The Frostburg Forum was a weekly newspaper published in Frostburg, Maryland, U.S. from 1897 to 1901. It was founded by John B. Williams and Henry Francis Cook, who had joined to form the Forum Publishing Co. Cook had already began publication of another newspaper, The Frostburg News, earlier that same year, and would subsequently go on to publish The Frostburg Gleaner in 1899. The paper was initially edited by George T. Goshorn, a veteran newspaperman who had previously published newspapers in West Virginia in addition to working for the Government Printing Office in Washington, D.C. By 1901, the Forum had been purchased by the Frostburg Home Building and Conveyance Company and was edited and published by its manager, N. Ralph Moore. The Forum ceased publication that same year, however, with Moore going on to edit the Linton Record.

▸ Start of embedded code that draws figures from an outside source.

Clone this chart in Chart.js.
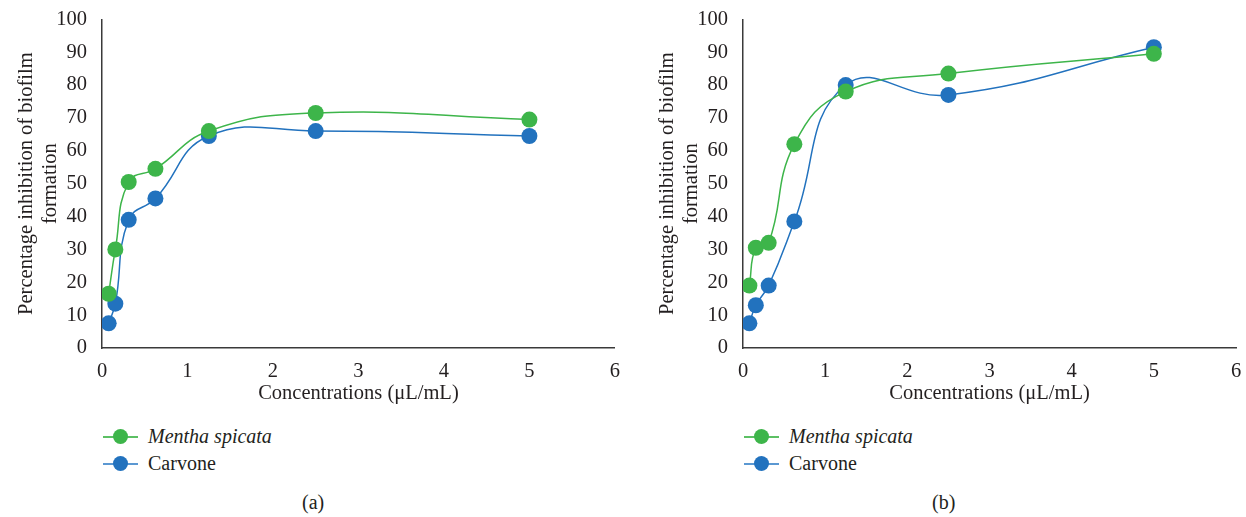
<!DOCTYPE html>
<html>
<head>
<meta charset="utf-8">
<script src="https://cdn.jsdelivr.net/npm/chart.js"></script>
<style>
  body { margin: 0; background: #fff; width: 1246px; height: 517px; overflow: hidden; font-family: "Liberation Serif", "DejaVu Serif", serif; color: #231f20; }
  .panel { position: absolute; top: 0; height: 517px; }
  .panel canvas { position: absolute; left: 0; top: 0; }
  .legend { position: absolute; font-size: 20px; }
  .legend div { position: relative; height: 27px; line-height: 27px; padding-left: 45px; }
  .legend .ln { position: absolute; left: 0; top: 13px; width: 35px; height: 2px; }
  .legend .dot { position: absolute; left: 10px; top: 6px; width: 15px; height: 15px; border-radius: 50%; }
  .cap { position: absolute; font-size: 20px; top: 491px; }
</style>
</head>
<body>
<div class="panel" id="pa" style="left:0;width:623px">
  <canvas id="chartA" width="623" height="410"></canvas>
  <div class="legend" style="left:103px;top:423px">
    <div><span class="ln" style="background:#5cc064"></span><span class="dot" style="background:#3db54a"></span><i>Mentha spicata</i></div>
    <div><span class="ln" style="background:#5b98d2"></span><span class="dot" style="background:#2272be"></span>Carvone</div>
  </div>
  <div class="cap" style="left:302px">(a)</div>
</div>
<div class="panel" id="pb" style="left:641px;width:605px">
  <canvas id="chartB" width="605" height="410"></canvas>
  <div class="legend" style="left:103px;top:423px">
    <div><span class="ln" style="background:#5cc064"></span><span class="dot" style="background:#3db54a"></span><i>Mentha spicata</i></div>
    <div><span class="ln" style="background:#5b98d2"></span><span class="dot" style="background:#2272be"></span>Carvone</div>
  </div>
  <div class="cap" style="left:291px">(b)</div>
</div>
<script>
// concentrations (uL/mL)
const conc = [0.078, 0.156, 0.3125, 0.625, 1.25, 2.5, 5];

// (a)
const mentha_a = [16.5, 30, 50.5, 54.5, 66, 71.5, 69.5];
const carvone_a = [7.5, 13.5, 39, 45.5, 64.5, 66, 64.5];

// (b)
const mentha_b = [19, 30.5, 32, 62, 78, 83.5, 89.5];
const carvone_b = [7.5, 13, 19, 38.5, 80, 77, 91.5];

const green = '#3db54a', blue = '#2272be';
const font = {family: '"Liberation Serif", "DejaVu Serif", serif', size: 20.5};

function pts(ys) { return ys.map((y, i) => ({x: conc[i], y: y})); }

function ds(label, ys, col) {
  return {
    label: label,
    data: pts(ys),
    showLine: true,
    borderColor: col,
    backgroundColor: col,
    borderWidth: 1.5,
    pointRadius: 8,
    pointHoverRadius: 8,
    pointBorderWidth: 0,
    tension: 0.45
  };
}

function makeChart(id, m, c, rightPad) {
  new Chart(document.getElementById(id), {
    type: 'scatter',
    data: {datasets: [ds('Mentha spicata', m, green), ds('Carvone', c, blue)]},
    options: {
      responsive: false,
      animation: false,
      layout: {padding: {top: 15, right: rightPad, left: 0, bottom: 0}},
      plugins: {legend: {display: false}, tooltip: {enabled: false}},
      scales: {
        x: {
          type: 'linear', min: 0, max: 6,
          ticks: {stepSize: 1, color: '#231f20', font: font, padding: 3},
          grid: {display: false},
          border: {display: true, color: '#3a3a3a', width: 1.5},
          title: {display: true, text: 'Concentrations (μL/mL)', color: '#231f20', font: font, padding: {top: 0}},
          afterFit: s => { s.height = 62; }
        },
        y: {
          min: 0, max: 100,
          ticks: {stepSize: 10, color: '#231f20', font: font, padding: 7},
          grid: {display: false},
          border: {display: true, color: '#3a3a3a', width: 1.5},
          title: {display: true, text: ['Percentage inhibition of biofilm', 'formation'], color: '#231f20', font: font, padding: {top: 14, bottom: 0}},
          afterFit: s => { s.width = 102; }
        }
      }
    }
  });
}

makeChart('chartA', mentha_a, carvone_a, 6);
makeChart('chartB', mentha_b, carvone_b, 10);
</script>
</body>
</html>
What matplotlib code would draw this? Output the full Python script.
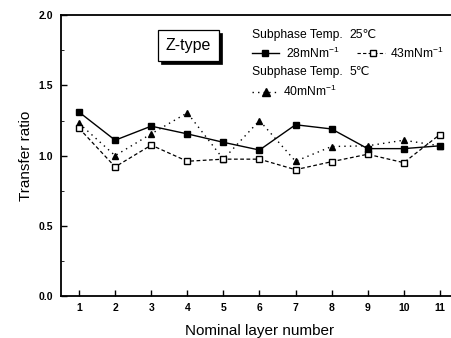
import matplotlib
matplotlib.use("Agg")
import matplotlib.pyplot as plt
from matplotlib.lines import Line2D
from matplotlib.patches import Rectangle

plt.rcParams['font.family'] = ['Liberation Sans', 'DejaVu Sans']
plt.rcParams['mathtext.fontset'] = 'custom'
plt.rcParams['mathtext.rm'] = 'Liberation Sans'

layers = [1, 2, 3, 4, 5, 6, 7, 8, 9, 10, 11]
ratio_25c_28 = [1.31, 1.11, 1.21, 1.155, 1.095, 1.04, 1.22, 1.19, 1.05, 1.05, 1.07]
ratio_25c_43 = [1.195, 0.92, 1.075, 0.96, 0.975, 0.975, 0.90, 0.957, 1.01, 0.95, 1.15]
ratio_5c_40 = [1.23, 1.00, 1.155, 1.305, 0.975, 1.25, 0.96, 1.065, 1.07, 1.11, 1.07]

fig = plt.figure(figsize=(4.52, 3.38), dpi=100)
ax = fig.add_axes([0.135, 0.124, 0.878, 0.831])

ax.plot(layers, ratio_5c_40, linestyle=(0, (1, 3)), color='black', lw=1.0,
        marker='^', markersize=5, markerfacecolor='black')
ax.plot(layers, ratio_25c_43, linestyle=(0, (3, 2)), color='black', lw=0.9,
        marker='s', markersize=4.5, markerfacecolor='white', markeredgewidth=1.0)
ax.plot(layers, ratio_25c_28, linestyle='-', color='black', lw=1.0,
        marker='s', markersize=4.5, markerfacecolor='black')

ax.set_xlim(0.5, 11.5)
ax.set_ylim(0, 2.0)
ax.set_xticks(layers)
ax.set_yticks([0.0, 0.5, 1.0, 1.5, 2.0])
ax.set_yticks([0.25, 0.75, 1.25, 1.75], minor=True)
ax.tick_params(axis='both', direction='in', labelsize=7.5, width=1.0)
ax.tick_params(axis='y', which='minor', direction='in', length=2.5)
ax.tick_params(axis='x', length=4, pad=5)
ax.tick_params(axis='y', length=4, pad=6)
for lab in ax.get_xticklabels() + ax.get_yticklabels():
    lab.set_fontweight('bold')
for s in ax.spines.values():
    s.set_linewidth(1.3)

ax.set_xlabel('Nominal layer number', fontsize=11, labelpad=8)
ax.set_ylabel('Transfer ratio', fontsize=11, labelpad=4)

# Z-type label box with drop shadow
bx, by, bw, bh = 0.244, 0.836, 0.154, 0.111
ax.add_patch(Rectangle((bx + 0.007, by - 0.009), bw, bh, transform=ax.transAxes,
                       facecolor='black', edgecolor='black', lw=0.5))
ax.add_patch(Rectangle((bx, by), bw, bh, transform=ax.transAxes,
                       facecolor='white', edgecolor='black', lw=0.9))
ax.text(bx + bw / 2, by + bh / 2, 'Z-type', transform=ax.transAxes,
        ha='center', va='center', fontsize=11.5)

# legend block
fs = 8.7
rows = [0.929, 0.865, 0.797, 0.728]
ax.text(0.480, rows[0], 'Subphase Temp.', transform=ax.transAxes, fontsize=fs, va='center')
ax.text(0.728, rows[0], '25℃', transform=ax.transAxes, fontsize=fs, va='center')
ax.add_line(Line2D([0.480, 0.549], [rows[1]] * 2, transform=ax.transAxes, color='black', lw=1.0))
ax.plot([0.514], [rows[1]], transform=ax.transAxes, marker='s', markersize=4.5, color='black')
ax.text(0.567, rows[1], '28mNm$^{-1}$', transform=ax.transAxes, fontsize=fs, va='center')
ax.add_line(Line2D([0.746, 0.816], [rows[1]] * 2, transform=ax.transAxes,
                   color='black', lw=0.8, linestyle=(0, (3, 2))))
ax.plot([0.786], [rows[1]], transform=ax.transAxes, marker='s', markersize=4.5,
        color='black', markerfacecolor='white')
ax.text(0.829, rows[1], '43mNm$^{-1}$', transform=ax.transAxes, fontsize=fs, va='center')
ax.text(0.480, rows[2], 'Subphase Temp.', transform=ax.transAxes, fontsize=fs, va='center')
ax.text(0.728, rows[2], '5℃', transform=ax.transAxes, fontsize=fs, va='center')
ax.add_line(Line2D([0.481, 0.545], [rows[3]] * 2, transform=ax.transAxes,
                   color='black', lw=1.0, linestyle=(0, (1, 3))))
ax.plot([0.516], [rows[3]], transform=ax.transAxes, marker='^', markersize=5.5, color='black')
ax.text(0.559, rows[3], '40mNm$^{-1}$', transform=ax.transAxes, fontsize=fs, va='center')

fig.savefig('out.png', dpi=100)
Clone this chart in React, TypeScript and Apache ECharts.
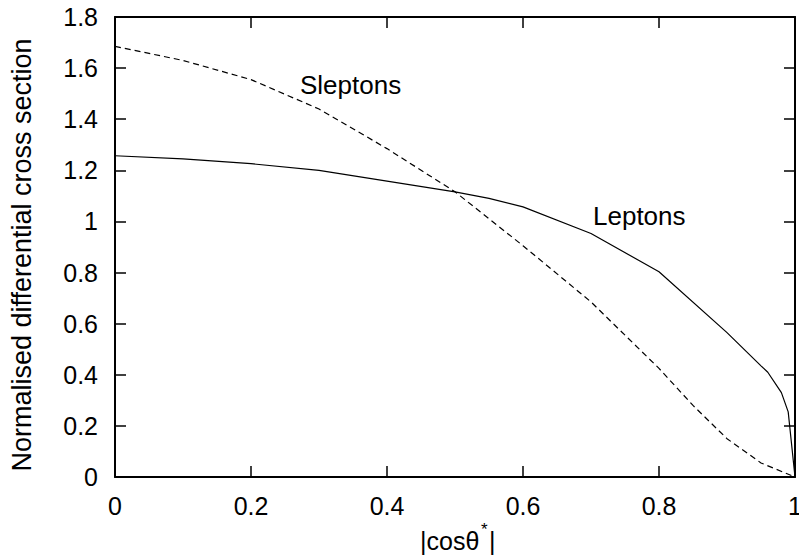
import React, { useEffect, useRef } from "react";
import * as echarts from "echarts";

const leptonX = [0, 0.1, 0.2, 0.3, 0.4, 0.5, 0.55, 0.6, 0.7, 0.8, 0.9, 0.95, 0.96, 0.98, 0.99, 1.0];
const leptonY = [1.257, 1.245, 1.226, 1.2, 1.158, 1.116, 1.09, 1.057, 0.953, 0.803, 0.565, 0.435, 0.41, 0.33, 0.255, 0];

const sleptonX = [0, 0.1, 0.2, 0.3, 0.4, 0.5, 0.6, 0.7, 0.8, 0.85, 0.9, 0.95, 1.0];
const sleptonY = [1.685, 1.63, 1.555, 1.44, 1.285, 1.116, 0.905, 0.685, 0.425, 0.28, 0.15, 0.055, 0];

const xTicks = { min: 0, max: 1, interval: 0.2 };
const yTicks = { min: 0, max: 1.8, interval: 0.2 };

const yTitle = "Normalised differential cross section";
const curveLabels = ["Sleptons", "Leptons"];

const FONT = "'Liberation Sans', Arial, Helvetica, sans-serif";

export default function App() {
  const ref = useRef<HTMLDivElement>(null);
  useEffect(() => {
    if (!ref.current) return;
    const chart = echarts.init(ref.current, undefined, { renderer: "svg" });
    const axisLine = { show: true, onZero: false, lineStyle: { color: "#000", width: 2 } };
    const tick = { show: true, inside: true, length: 11, lineStyle: { color: "#000", width: 1.5 } };
    chart.setOption({
      animation: false,
      backgroundColor: "#fff",
      grid: { left: 115, right: 4, top: 17, bottom: 81, containLabel: false, outerBoundsMode: "none" },
      xAxis: [
        {
          type: "value", ...xTicks, position: "bottom",
          axisLine, axisTick: tick, splitLine: { show: false },
          axisLabel: { color: "#000", fontSize: 25, fontFamily: FONT, margin: 16 },
        },
        {
          type: "value", ...xTicks, position: "top",
          axisLine, axisTick: tick, splitLine: { show: false }, axisLabel: { show: false },
        },
      ],
      yAxis: [
        {
          type: "value", ...yTicks, position: "left",
          axisLine, axisTick: tick, splitLine: { show: false },
          axisLabel: { color: "#000", fontSize: 25, fontFamily: FONT, margin: 17 },
        },
        {
          type: "value", ...yTicks, position: "right",
          axisLine, axisTick: tick, splitLine: { show: false }, axisLabel: { show: false },
        },
      ],
      series: [
        {
          type: "line", name: "Leptons", showSymbol: false, smooth: false,
          data: leptonX.map((x, i) => [x, leptonY[i]]),
          lineStyle: { color: "#000", width: 1.2, type: "solid" },
        },
        {
          type: "line", name: "Sleptons", showSymbol: false, smooth: false,
          data: sleptonX.map((x, i) => [x, sleptonY[i]]),
          lineStyle: { color: "#000", width: 1.2, type: [6, 4] },
        },
      ],
      graphic: [
        { type: "text", left: 300, top: 72, style: { text: curveLabels[0], fontSize: 26, fontFamily: FONT, fill: "#000" } },
        { type: "text", left: 593, top: 203, style: { text: curveLabels[1], fontSize: 26, fontFamily: FONT, fill: "#000" } },
        {
          type: "text", x: 22, y: 255, rotation: Math.PI / 2,
          style: { text: yTitle, fontSize: 27, fontFamily: FONT, fill: "#000", align: "center", verticalAlign: "middle" },
        },
        { type: "text", x: 420, y: 541, style: { text: "|cosθ", fontSize: 25, fontFamily: FONT, fill: "#000", verticalAlign: "middle" } },
        { type: "text", x: 481, y: 529, style: { text: "*", fontSize: 17, fontFamily: FONT, fill: "#000", verticalAlign: "middle" } },
        { type: "text", x: 489, y: 541, style: { text: "|", fontSize: 25, fontFamily: FONT, fill: "#000", verticalAlign: "middle" } },
      ],
    });
    return () => chart.dispose();
  }, []);
  return <div ref={ref} style={{ position: "absolute", left: 0, top: 0, width: 799, height: 558 }} />;
}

Under both Goshorn and Moore, The Frostburg Forum set itself in political opposition to Frostburg's other main newspaper, the Democratic-leaning Frostburg Mining Journal. The Forum supported local, state, and national Republican party candidates and maintained a pro-business stance, which did not sit well with some readers. In the paper's June 8, 1901 issue, Moore described an altercation he had with a "prominent Frostburger" who objected to some of the views expressed in the Forum: "We attempted to offer an explanation, but wound up by calling him a liar--and then the fun(?) commenced. We inserted his hands in our hair, our thumb in his mouth, drew him down on the ground on top of us and proceeded to clean him up about right...If there are any more who want a slice, let them apply at 9:30 next Monday night, when we hope our thumb will be in condition for further chewing." Aside from this incident, the Forum was a typical weekly newspaper with coverage of local events in addition to national and international news coverage.